Competitive Fandom in Action: How Fantasy Baseball Is Really Played
Erica Halverson · Rich Halverson
The “competitive fandom” model for describing the learning, play, and engagement in fantasy sports demonstrates how fantasy sports play requires a combination of fan cultural practices and the skills and habits of mind characteristic of gamers in order to be successful (Halverson & Halverson, 2008). In this presentation, we unpack the competitive fandom model through an analysis of expert gameplay. Classic studies of expertise in contexts such as chess, physics, and cooking have shown that expert problem solvers across domains share common characteristics.
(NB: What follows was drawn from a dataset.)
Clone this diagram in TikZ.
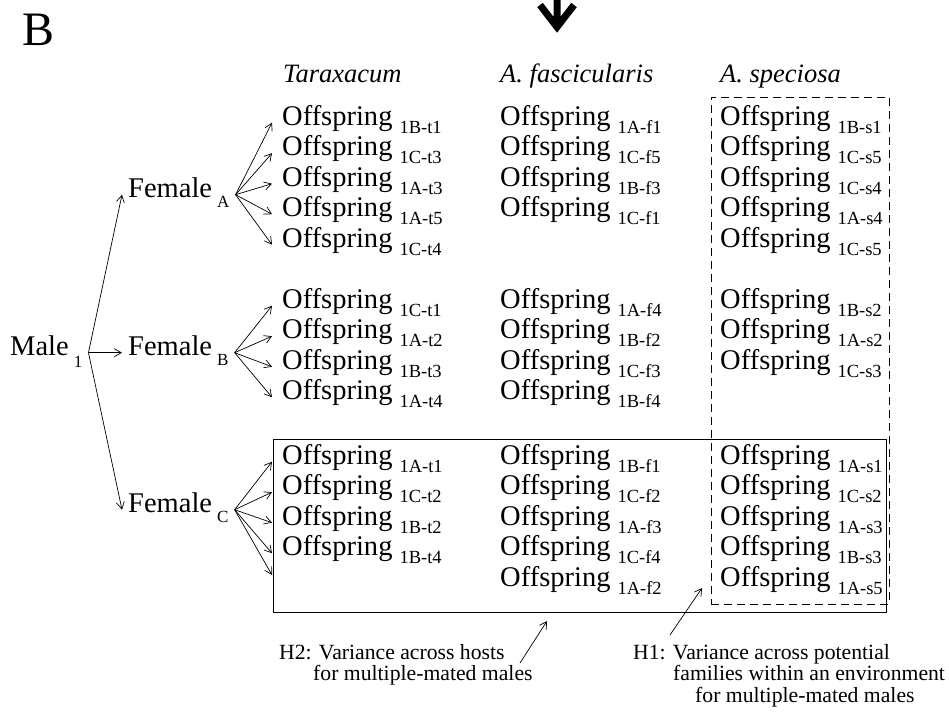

These characteristics include: the chunking of large bodies of information into meaningful patterns that can be easily accessed and applied, knowledge that is conditionalized to the specific contexts in which it is useful, and the ability to adapt knowledge to novel situations (Bransford, Brown, & Cocking, 2000). Using two types of data — discourse of in-game play and semi-structured interviews with these expert players — we analyze how these principles of expertise apply to fantasy sports gameplay. We hypothesize that expert fantasy sports players construct organizing metaphors for their gameplay (such as the stock market) and that these metaphors guide both in-game decisions and experts’ mental models used for reflecting on play. We believe that an understanding of how expert game players think metaphorically could help guide the design of learning spaces that use the competitive fandom model as a principle for design.